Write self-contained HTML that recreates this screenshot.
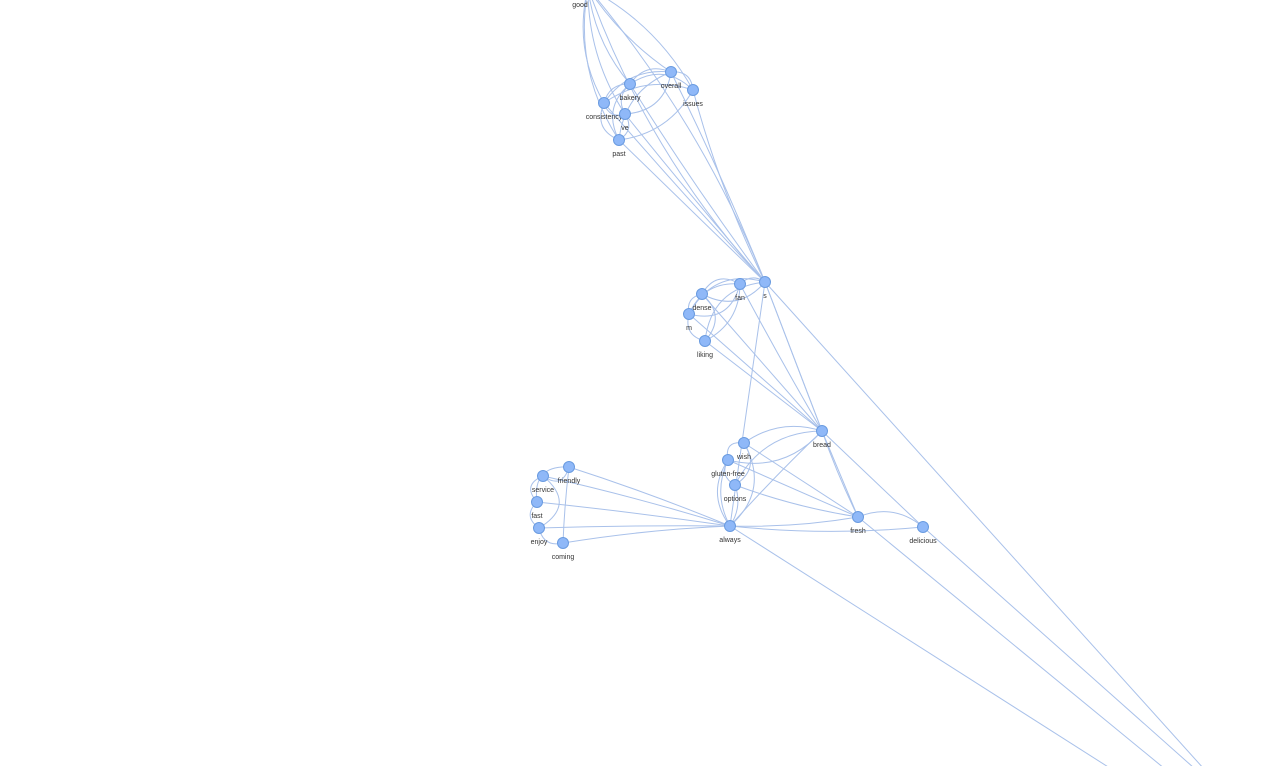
<!DOCTYPE html>
<html><head><meta charset="utf-8"><style>
html,body{margin:0;padding:0;background:#fff;width:1264px;height:766px;overflow:hidden}
svg{display:block;overflow:hidden}
svg text{font-family:"Liberation Sans",sans-serif;font-size:7px;fill:#333}
</style></head><body>
<svg id="g" width="1264" height="766" viewBox="0 0 1264 766"></svg>
<script>
const nodeNames=["good","bakery","overall","issues","consistency","ve","past","s","fan","dense","m","liking","bread","wish","gluten-free","options","always","fresh","delicious","friendly","service","fast","enjoy","coming","off1","off2","off3","off4"];
const nodeX=[588,630,671,693,604,625,619,765,740,702,689,705,822,744,728,735,730,858,923,569,543,537,539,563,1160,1215,1230,1250];
const nodeY=[-12,84,72,90,103,114,140,282,284,294,314,341,431,443,460,485,526,517,527,467,476,502,528,543,800,810,800,820];
const edgeFrom=[
"good","good","good","good","good","good","good","good",
"bakery","bakery","bakery","bakery","bakery","overall","overall","overall","overall","issues","issues","consistency","consistency","ve",
"bakery","overall","issues","consistency","ve","past",
"s","s","s","s","s","fan","fan","dense","dense","m","m","liking",
"fan","dense","m","liking",
"bread","bread","bread","bread","bread","bread","bread",
"wish","wish","gluten-free","gluten-free","options","options",
"always","always","always","always",
"always","always","always","always","always",
"friendly","friendly","service","service","fast","enjoy","friendly",
"fresh","always","fresh","delicious","s",
"s","wish","gluten-free","bread"];
const edgeTo=[
"bakery","overall","issues","consistency","ve","past","s","s",
"overall","consistency","ve","past","issues","issues","consistency","past","ve","consistency","past","ve","past","past",
"s","s","s","s","s","s",
"fan","dense","m","liking","bread","dense","m","m","liking","liking","fan","fan",
"bread","bread","bread","bread",
"wish","gluten-free","options","always","fresh","delicious","s",
"gluten-free","options","options","always","always","fresh",
"wish","gluten-free","fresh","delicious",
"friendly","service","fast","enjoy","coming",
"service","fast","fast","enjoy","enjoy","coming","coming",
"delicious","off1","off2","off3","off4",
"always","fresh","fresh","fresh"];
const edgeCurve=[
0.15,0.1,-0.15,0.2,0.15,0.2,0.1,-0.08,
-0.4,0.4,0.4,0.4,-0.4,-0.5,0.3,0.3,-0.4,0.25,-0.25,0.5,0.5,-0.5,
0.02,-0.02,0.05,0.01,0.01,0,
0.4,-0.4,0.4,0.4,0,0.5,-0.5,0.5,-0.5,0.5,-0.35,0.3,
0.01,0,0,0,
0.25,-0.3,0.3,0.02,0,0,0,
0.7,-0.5,0.5,0.25,-0.25,0.05,
0.4,-0.35,0.05,0.05,
0.02,0.02,0.01,0.01,0.03,
-0.7,0.6,0.7,-0.7,0.6,0.5,0.02,
-0.3,0,0,0,0,
0,0,0,0.03];
const svg=document.getElementById('g');
const NS='http://www.w3.org/2000/svg';
function idx(n){return nodeNames.indexOf(n);}
const eg=document.createElementNS(NS,'g');


svg.appendChild(eg);
for(let i=0;i<edgeFrom.length;i++){
 const a=idx(edgeFrom[i]),b=idx(edgeTo[i]);
 const x1=nodeX[a],y1=nodeY[a],x2=nodeX[b],y2=nodeY[b];
 const mx=(x1+x2)/2,my=(y1+y2)/2,dx=x2-x1,dy=y2-y1,c=edgeCurve[i]||0;
 const cx=mx-dy*c,cy=my+dx*c;
 const p=document.createElementNS(NS,'path');
 p.setAttribute('d',`M${x1},${y1} Q${cx},${cy} ${x2},${y2}`);
 p.setAttribute('fill','none');p.setAttribute('stroke','#a9c1ea');p.setAttribute('stroke-width','1');
 
 
 eg.appendChild(p);
}
for(let i=0;i<nodeNames.length;i++){
 if(nodeNames[i].startsWith('off'))continue;
 const c=document.createElementNS(NS,'circle');
 c.setAttribute('cx',nodeX[i]);c.setAttribute('cy',nodeY[i]);c.setAttribute('r',5.5);
 c.setAttribute('fill','#8fb8f8');c.setAttribute('stroke','#6a9be0');c.setAttribute('stroke-width','1');
 
 
 svg.appendChild(c);
 const t=document.createElementNS(NS,'text');
 t.setAttribute('x',nodeNames[i]==='good'?580:nodeX[i]);
 t.setAttribute('y',nodeNames[i]==='good'?7:nodeY[i]+16);
 t.setAttribute('text-anchor','middle');
 t.textContent=nodeNames[i];
 
 
 svg.appendChild(t);
}
</script>
</body></html>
########
### GIVEN EXERCISE
Omit each picture, then return all of the listing exactly as it stands.

### RESULT OF THIS EXERCISE
Write self-contained HTML that recreates this screenshot.
<!DOCTYPE html>
<html><head><meta charset="utf-8"><style>
html,body{margin:0;padding:0;background:#fff;width:1264px;height:766px;overflow:hidden}
svg{display:block;overflow:hidden}
svg text{font-family:"Liberation Sans",sans-serif;font-size:7px;fill:#333}
</style></head><body>
<svg id="g" width="1264" height="766" viewBox="0 0 1264 766"></svg>
<script>
const nodeNames=["good","bakery","overall","issues","consistency","ve","past","s","fan","dense","m","liking","bread","wish","gluten-free","options","always","fresh","delicious","friendly","service","fast","enjoy","coming","off1","off2","off3","off4"];
const nodeX=[588,630,671,693,604,625,619,765,740,702,689,705,822,744,728,735,730,858,923,569,543,537,539,563,1160,1215,1230,1250];
const nodeY=[-12,84,72,90,103,114,140,282,284,294,314,341,431,443,460,485,526,517,527,467,476,502,528,543,800,810,800,820];
const edgeFrom=[
"good","good","good","good","good","good","good","good",
"bakery","bakery","bakery","bakery","bakery","overall","overall","overall","overall","issues","issues","consistency","consistency","ve",
"bakery","overall","issues","consistency","ve","past",
"s","s","s","s","s","fan","fan","dense","dense","m","m","liking",
"fan","dense","m","liking",
"bread","bread","bread","bread","bread","bread","bread",
"wish","wish","gluten-free","gluten-free","options","options",
"always","always","always","always",
"always","always","always","always","always",
"friendly","friendly","service","service","fast","enjoy","friendly",
"fresh","always","fresh","delicious","s",
"s","wish","gluten-free","bread"];
const edgeTo=[
"bakery","overall","issues","consistency","ve","past","s","s",
"overall","consistency","ve","past","issues","issues","consistency","past","ve","consistency","past","ve","past","past",
"s","s","s","s","s","s",
"fan","dense","m","liking","bread","dense","m","m","liking","liking","fan","fan",
"bread","bread","bread","bread",
"wish","gluten-free","options","always","fresh","delicious","s",
"gluten-free","options","options","always","always","fresh",
"wish","gluten-free","fresh","delicious",
"friendly","service","fast","enjoy","coming",
"service","fast","fast","enjoy","enjoy","coming","coming",
"delicious","off1","off2","off3","off4",
"always","fresh","fresh","fresh"];
const edgeCurve=[
0.15,0.1,-0.15,0.2,0.15,0.2,0.1,-0.08,
-0.4,0.4,0.4,0.4,-0.4,-0.5,0.3,0.3,-0.4,0.25,-0.25,0.5,0.5,-0.5,
0.02,-0.02,0.05,0.01,0.01,0,
0.4,-0.4,0.4,0.4,0,0.5,-0.5,0.5,-0.5,0.5,-0.35,0.3,
0.01,0,0,0,
0.25,-0.3,0.3,0.02,0,0,0,
0.7,-0.5,0.5,0.25,-0.25,0.05,
0.4,-0.35,0.05,0.05,
0.02,0.02,0.01,0.01,0.03,
-0.7,0.6,0.7,-0.7,0.6,0.5,0.02,
-0.3,0,0,0,0,
0,0,0,0.03];
const svg=document.getElementById('g');
const NS='http://www.w3.org/2000/svg';
function idx(n){return nodeNames.indexOf(n);}
const eg=document.createElementNS(NS,'g');


svg.appendChild(eg);
for(let i=0;i<edgeFrom.length;i++){
 const a=idx(edgeFrom[i]),b=idx(edgeTo[i]);
 const x1=nodeX[a],y1=nodeY[a],x2=nodeX[b],y2=nodeY[b];
 const mx=(x1+x2)/2,my=(y1+y2)/2,dx=x2-x1,dy=y2-y1,c=edgeCurve[i]||0;
 const cx=mx-dy*c,cy=my+dx*c;
 const p=document.createElementNS(NS,'path');
 p.setAttribute('d',`M${x1},${y1} Q${cx},${cy} ${x2},${y2}`);
 p.setAttribute('fill','none');p.setAttribute('stroke','#a9c1ea');p.setAttribute('stroke-width','1');
 
 
 eg.appendChild(p);
}
for(let i=0;i<nodeNames.length;i++){
 if(nodeNames[i].startsWith('off'))continue;
 const c=document.createElementNS(NS,'circle');
 c.setAttribute('cx',nodeX[i]);c.setAttribute('cy',nodeY[i]);c.setAttribute('r',5.5);
 c.setAttribute('fill','#8fb8f8');c.setAttribute('stroke','#6a9be0');c.setAttribute('stroke-width','1');
 
 
 svg.appendChild(c);
 const t=document.createElementNS(NS,'text');
 t.setAttribute('x',nodeNames[i]==='good'?580:nodeX[i]);
 t.setAttribute('y',nodeNames[i]==='good'?7:nodeY[i]+16);
 t.setAttribute('text-anchor','middle');
 t.textContent=nodeNames[i];
 
 
 svg.appendChild(t);
}
</script>
</body></html>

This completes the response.